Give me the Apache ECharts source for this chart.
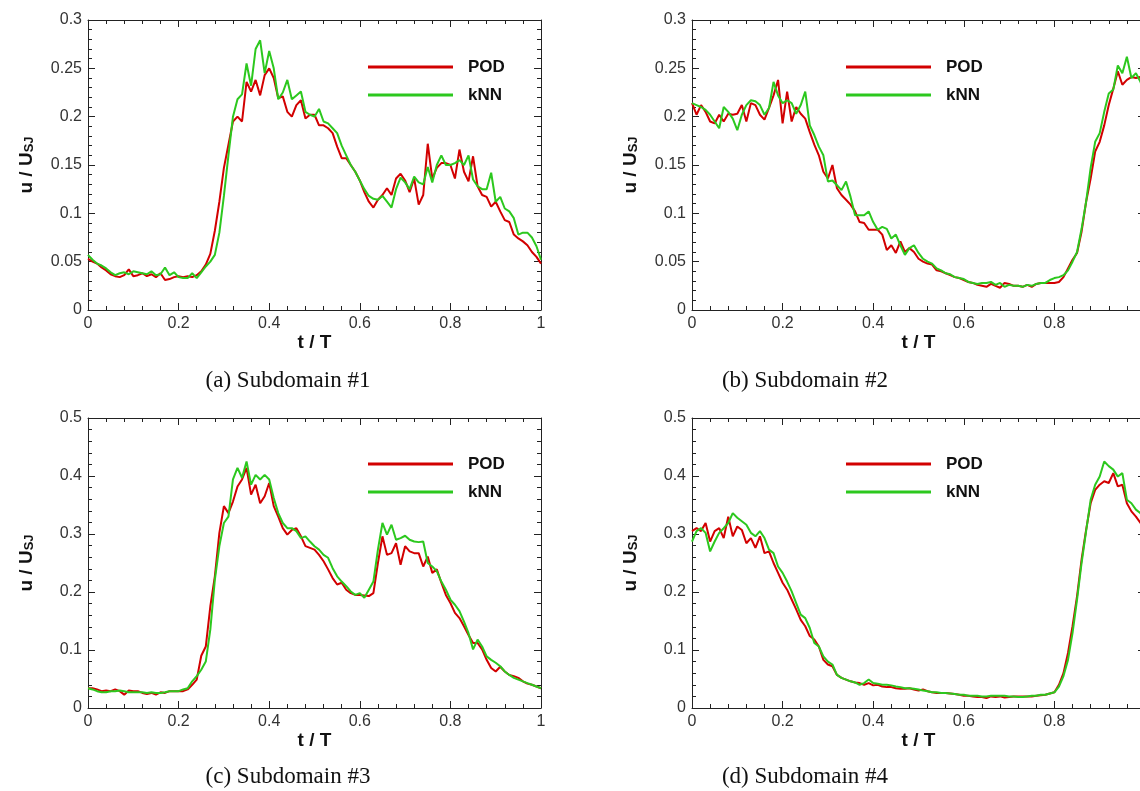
<!DOCTYPE html>
<html>
<head>
<meta charset="utf-8">
<title>u / U_SJ against t / T, four subdomains</title>
<script src="https://cdn.jsdelivr.net/npm/echarts@6/dist/echarts.min.js"></script>
<style>
  html, body { margin: 0; padding: 0; background: #fff; overflow: hidden; }
  #chart { width: 1140px; height: 791px; }
</style>
</head>
<body>
<div id="chart"></div>
<script>
// sample times t/T, every 0.01
const tGrid = [0,0.01,0.02,0.03,0.04,0.05,0.06,0.07,0.08,0.09,
  0.1,0.11,0.12,0.13,0.14,0.15,0.16,0.17,0.18,0.19,
  0.2,0.21,0.22,0.23,0.24,0.25,0.26,0.27,0.28,0.29,
  0.3,0.31,0.32,0.33,0.34,0.35,0.36,0.37,0.38,0.39,
  0.4,0.41,0.42,0.43,0.44,0.45,0.46,0.47,0.48,0.49,
  0.5,0.51,0.52,0.53,0.54,0.55,0.56,0.57,0.58,0.59,
  0.6,0.61,0.62,0.63,0.64,0.65,0.66,0.67,0.68,0.69,
  0.7,0.71,0.72,0.73,0.74,0.75,0.76,0.77,0.78,0.79,
  0.8,0.81,0.82,0.83,0.84,0.85,0.86,0.87,0.88,0.89,
  0.9,0.91,0.92,0.93,0.94,0.95,0.96,0.97,0.98,0.99,1];

// (a) Subdomain #1
const podA = [0.053,0.050,0.048,0.044,0.041,0.037,0.035,0.034,0.036,0.042,
  0.035,0.036,0.038,0.035,0.037,0.034,0.038,0.031,0.032,0.034,
  0.035,0.034,0.035,0.034,0.036,0.040,0.047,0.058,0.082,0.112,
  0.147,0.171,0.195,0.200,0.195,0.236,0.226,0.238,0.222,0.243,
  0.250,0.240,0.219,0.221,0.205,0.200,0.212,0.217,0.198,0.202,
  0.202,0.191,0.191,0.188,0.183,0.169,0.157,0.157,0.150,0.143,
  0.134,0.122,0.112,0.106,0.114,0.119,0.126,0.119,0.136,0.141,
  0.134,0.122,0.136,0.109,0.119,0.172,0.136,0.147,0.152,0.152,
  0.150,0.136,0.166,0.143,0.133,0.159,0.128,0.119,0.117,0.107,
  0.112,0.102,0.093,0.091,0.078,0.074,0.071,0.067,0.060,0.055,0.048];
const knnA = [0.057,0.052,0.048,0.046,0.043,0.039,0.036,0.038,0.039,0.037,
  0.040,0.039,0.038,0.037,0.040,0.036,0.037,0.044,0.036,0.039,
  0.034,0.033,0.033,0.038,0.033,0.039,0.045,0.050,0.057,0.080,
  0.118,0.160,0.200,0.218,0.223,0.255,0.232,0.270,0.279,0.245,
  0.268,0.250,0.218,0.225,0.238,0.218,0.222,0.226,0.205,0.202,
  0.200,0.208,0.195,0.193,0.188,0.183,0.170,0.160,0.150,0.143,
  0.134,0.125,0.118,0.115,0.114,0.118,0.112,0.106,0.125,0.137,
  0.132,0.125,0.138,0.132,0.130,0.148,0.132,0.150,0.160,0.150,
  0.150,0.152,0.155,0.150,0.160,0.135,0.128,0.125,0.125,0.142,
  0.112,0.117,0.105,0.102,0.095,0.078,0.080,0.080,0.075,0.066,0.052];

// (b) Subdomain #2
const podB = [0.214,0.202,0.212,0.205,0.195,0.193,0.202,0.195,0.203,0.202,
  0.203,0.212,0.195,0.214,0.212,0.202,0.197,0.209,0.222,0.238,
  0.193,0.226,0.195,0.210,0.203,0.198,0.184,0.171,0.160,0.143,
  0.136,0.150,0.126,0.119,0.114,0.109,0.102,0.091,0.090,0.083,
  0.083,0.083,0.078,0.062,0.067,0.059,0.071,0.060,0.064,0.060,
  0.053,0.050,0.048,0.047,0.041,0.040,0.038,0.036,0.034,0.033,
  0.031,0.029,0.028,0.026,0.025,0.024,0.027,0.025,0.023,0.028,
  0.027,0.025,0.025,0.024,0.026,0.024,0.027,0.028,0.028,0.028,
  0.028,0.029,0.034,0.043,0.052,0.059,0.081,0.112,0.136,0.164,
  0.174,0.191,0.212,0.229,0.247,0.233,0.238,0.241,0.240,0.241,0.235];
const knnB = [0.214,0.212,0.210,0.207,0.202,0.195,0.188,0.210,0.205,0.198,
  0.186,0.202,0.212,0.217,0.216,0.212,0.202,0.209,0.236,0.222,
  0.214,0.217,0.214,0.203,0.212,0.226,0.191,0.181,0.169,0.160,
  0.133,0.134,0.129,0.124,0.133,0.117,0.098,0.098,0.098,0.102,
  0.091,0.083,0.086,0.084,0.074,0.078,0.067,0.057,0.064,0.067,
  0.059,0.053,0.050,0.048,0.043,0.041,0.038,0.037,0.034,0.033,
  0.032,0.029,0.028,0.027,0.028,0.028,0.029,0.026,0.028,0.024,
  0.026,0.025,0.025,0.024,0.026,0.025,0.027,0.028,0.028,0.031,
  0.033,0.034,0.036,0.041,0.050,0.060,0.084,0.112,0.147,0.174,
  0.183,0.205,0.224,0.228,0.253,0.245,0.262,0.240,0.245,0.236,0.222];

// (c) Subdomain #3
const podC = [0.034,0.034,0.032,0.029,0.030,0.029,0.032,0.029,0.023,0.030,
  0.029,0.029,0.026,0.024,0.026,0.023,0.027,0.026,0.029,0.029,
  0.029,0.029,0.032,0.040,0.049,0.090,0.106,0.175,0.227,0.302,
  0.348,0.336,0.356,0.382,0.394,0.414,0.368,0.385,0.353,0.365,
  0.388,0.348,0.330,0.310,0.299,0.307,0.310,0.296,0.279,0.276,
  0.273,0.264,0.253,0.239,0.224,0.213,0.216,0.204,0.198,0.195,
  0.195,0.194,0.193,0.198,0.250,0.296,0.264,0.267,0.284,0.247,
  0.279,0.270,0.267,0.267,0.244,0.261,0.233,0.239,0.216,0.195,
  0.181,0.164,0.155,0.141,0.126,0.112,0.112,0.101,0.083,0.069,
  0.063,0.071,0.063,0.057,0.055,0.052,0.046,0.042,0.040,0.037,0.034];
const knnC = [0.034,0.032,0.029,0.027,0.027,0.029,0.029,0.030,0.029,0.027,
  0.027,0.027,0.027,0.026,0.027,0.026,0.026,0.027,0.029,0.029,
  0.029,0.032,0.034,0.046,0.055,0.066,0.080,0.135,0.221,0.279,
  0.319,0.330,0.394,0.414,0.397,0.425,0.385,0.402,0.394,0.402,
  0.394,0.362,0.336,0.319,0.310,0.310,0.305,0.293,0.296,0.287,
  0.279,0.273,0.264,0.259,0.241,0.227,0.218,0.210,0.201,0.195,
  0.198,0.190,0.204,0.218,0.273,0.319,0.299,0.316,0.290,0.293,
  0.297,0.290,0.287,0.286,0.287,0.250,0.244,0.236,0.218,0.204,
  0.187,0.178,0.167,0.149,0.129,0.101,0.118,0.106,0.089,0.083,
  0.078,0.072,0.063,0.057,0.052,0.049,0.046,0.043,0.040,0.037,0.034];

// (d) Subdomain #4
const podD = [0.305,0.310,0.305,0.319,0.287,0.305,0.310,0.293,0.330,0.296,
  0.313,0.307,0.284,0.293,0.276,0.296,0.267,0.270,0.250,0.233,
  0.216,0.204,0.187,0.170,0.152,0.141,0.124,0.118,0.106,0.083,
  0.075,0.072,0.057,0.052,0.049,0.046,0.044,0.043,0.040,0.043,
  0.039,0.040,0.037,0.036,0.036,0.034,0.033,0.033,0.034,0.032,
  0.030,0.032,0.029,0.027,0.026,0.026,0.026,0.025,0.024,0.023,
  0.021,0.021,0.020,0.019,0.019,0.017,0.020,0.019,0.020,0.018,
  0.019,0.020,0.020,0.020,0.020,0.020,0.021,0.022,0.023,0.025,
  0.027,0.040,0.060,0.095,0.141,0.193,0.256,0.307,0.353,0.376,
  0.385,0.391,0.388,0.405,0.382,0.385,0.353,0.339,0.330,0.319,0.313];
const knnD = [0.287,0.305,0.310,0.302,0.270,0.287,0.302,0.310,0.319,0.336,
  0.328,0.322,0.316,0.302,0.296,0.305,0.293,0.273,0.267,0.244,
  0.233,0.218,0.201,0.181,0.161,0.155,0.138,0.112,0.106,0.089,
  0.080,0.075,0.057,0.052,0.049,0.046,0.044,0.040,0.043,0.049,
  0.043,0.042,0.040,0.040,0.039,0.037,0.036,0.034,0.034,0.033,
  0.032,0.030,0.029,0.027,0.027,0.026,0.026,0.025,0.024,0.023,
  0.023,0.021,0.021,0.021,0.020,0.020,0.021,0.021,0.021,0.021,
  0.020,0.020,0.019,0.019,0.020,0.021,0.021,0.023,0.023,0.025,
  0.027,0.037,0.055,0.083,0.129,0.187,0.250,0.305,0.359,0.385,
  0.399,0.425,0.417,0.411,0.399,0.405,0.359,0.353,0.342,0.336,0.319];

const seriesNames = ['POD', 'kNN'];
const captions = ['(a) Subdomain #1', '(b) Subdomain #2', '(c) Subdomain #3', '(d) Subdomain #4'];
const yMaxes = [0.3, 0.3, 0.5, 0.5];
const ySteps = [0.05, 0.05, 0.1, 0.1];

const podColor = '#d20000';
const knnColor = '#2cc81e';
const axisColor = '#222';
const sans = '"Liberation Sans", Arial, sans-serif';

// where each panel sits (the right column runs a little past the page edge)
const panels = [
  { left: 88,  top: 20,  pod: podA, knn: knnA, legLeft: 368, legTop: 58,  capX: 288, capY: 381 },
  { left: 692, top: 20,  pod: podB, knn: knnB, legLeft: 846, legTop: 58,  capX: 805, capY: 381 },
  { left: 88,  top: 418, pod: podC, knn: knnC, legLeft: 368, legTop: 455, capX: 288, capY: 777 },
  { left: 692, top: 418, pod: podD, knn: knnD, legLeft: 846, legTop: 455, capX: 805, capY: 777 }
];

function pairs(vals) {
  return tGrid.map((t, i) => [t, vals[i]]);
}

function tickStyle() {
  return {
    axisLine: { show: true, onZero: false, lineStyle: { color: axisColor, width: 1 } },
    axisTick: { show: true, inside: true, length: 7, lineStyle: { color: axisColor } },
    minorTick: { show: true, splitNumber: 5, length: 4, lineStyle: { color: axisColor } },
    splitLine: { show: false },
    minorSplitLine: { show: false }
  };
}

function xAxisOf(i, pos) {
  const main = pos === 'bottom';
  return Object.assign({
    type: 'value', gridIndex: i, position: pos, min: 0, max: 1, interval: 0.2,
    axisLabel: { show: main, fontFamily: sans, fontSize: 16, color: '#333', margin: 6 },
    name: main ? 't / T' : '',
    nameLocation: 'middle', nameGap: 22,
    nameTextStyle: { fontFamily: sans, fontSize: 19, fontWeight: 'bold', color: '#111' }
  }, tickStyle());
}

function yAxisOf(i, pos) {
  const main = pos === 'left';
  return Object.assign({
    type: 'value', gridIndex: i, position: pos, min: 0, max: yMaxes[i], interval: ySteps[i],
    axisLabel: { show: main, fontFamily: sans, fontSize: 16, color: '#333', margin: 6 },
    name: main ? '{a|u / U}{s|SJ}' : '',
    nameLocation: 'middle', nameGap: 52,
    nameTextStyle: {
      fontFamily: sans, fontSize: 19, fontWeight: 'bold', color: '#111',
      rich: {
        a: { fontFamily: sans, fontSize: 19, fontWeight: 'bold', color: '#111' },
        s: { fontFamily: sans, fontSize: 13, fontWeight: 'bold', color: '#111', verticalAlign: 'bottom' }
      }
    }
  }, tickStyle());
}

const chart = echarts.init(document.getElementById('chart'));

const option = {
  backgroundColor: '#fff',
  animation: false,
  grid: panels.map(p => ({
    left: p.left, top: p.top, width: 453, height: 290,
    containLabel: false, outerBoundsMode: 'none'
  })),
  xAxis: panels.flatMap((p, i) => [xAxisOf(i, 'bottom'), xAxisOf(i, 'top')]),
  yAxis: panels.flatMap((p, i) => [yAxisOf(i, 'left'), yAxisOf(i, 'right')]),
  legend: panels.map(p => ({
    orient: 'vertical', left: p.legLeft, top: p.legTop, padding: 0,
    data: seriesNames.map(n => ({ name: n, icon: 'rect' })),
    itemWidth: 85, itemHeight: 3, itemGap: 10,
    selectedMode: false,
    textStyle: { fontFamily: sans, fontSize: 17, fontWeight: 'bold', color: '#111', lineHeight: 18, padding: [0, 0, 0, 10] }
  })),
  graphic: panels.map((p, i) => ({
    type: 'text', x: p.capX, y: p.capY,
    style: { text: captions[i], font: '23px "Liberation Serif", "Times New Roman", serif', fill: '#111', align: 'center', verticalAlign: 'middle' }
  })),
  series: panels.flatMap((p, i) => [
    { name: seriesNames[0], type: 'line', xAxisIndex: 2 * i, yAxisIndex: 2 * i, data: pairs(p.pod),
      showSymbol: false, symbol: 'none', z: 2,
      lineStyle: { color: podColor, width: 2 }, itemStyle: { color: podColor } },
    { name: seriesNames[1], type: 'line', xAxisIndex: 2 * i, yAxisIndex: 2 * i, data: pairs(p.knn),
      showSymbol: false, symbol: 'none', z: 3,
      lineStyle: { color: knnColor, width: 2 }, itemStyle: { color: knnColor } }
  ])
};

chart.setOption(option);
</script>
</body>
</html>
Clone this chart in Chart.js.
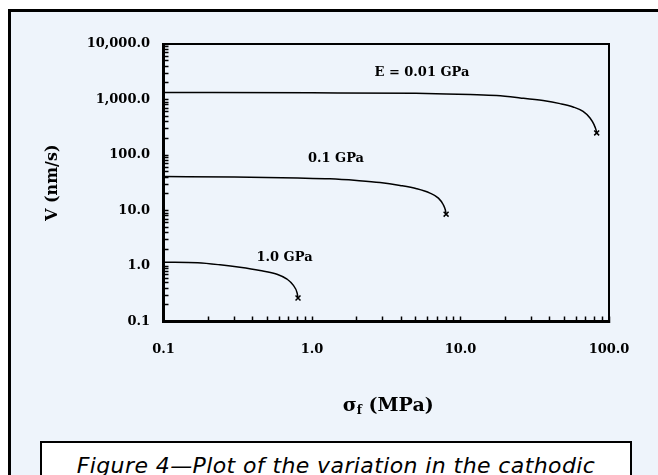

--

Say how many lines above contain the string "this". Answer with the number only.

2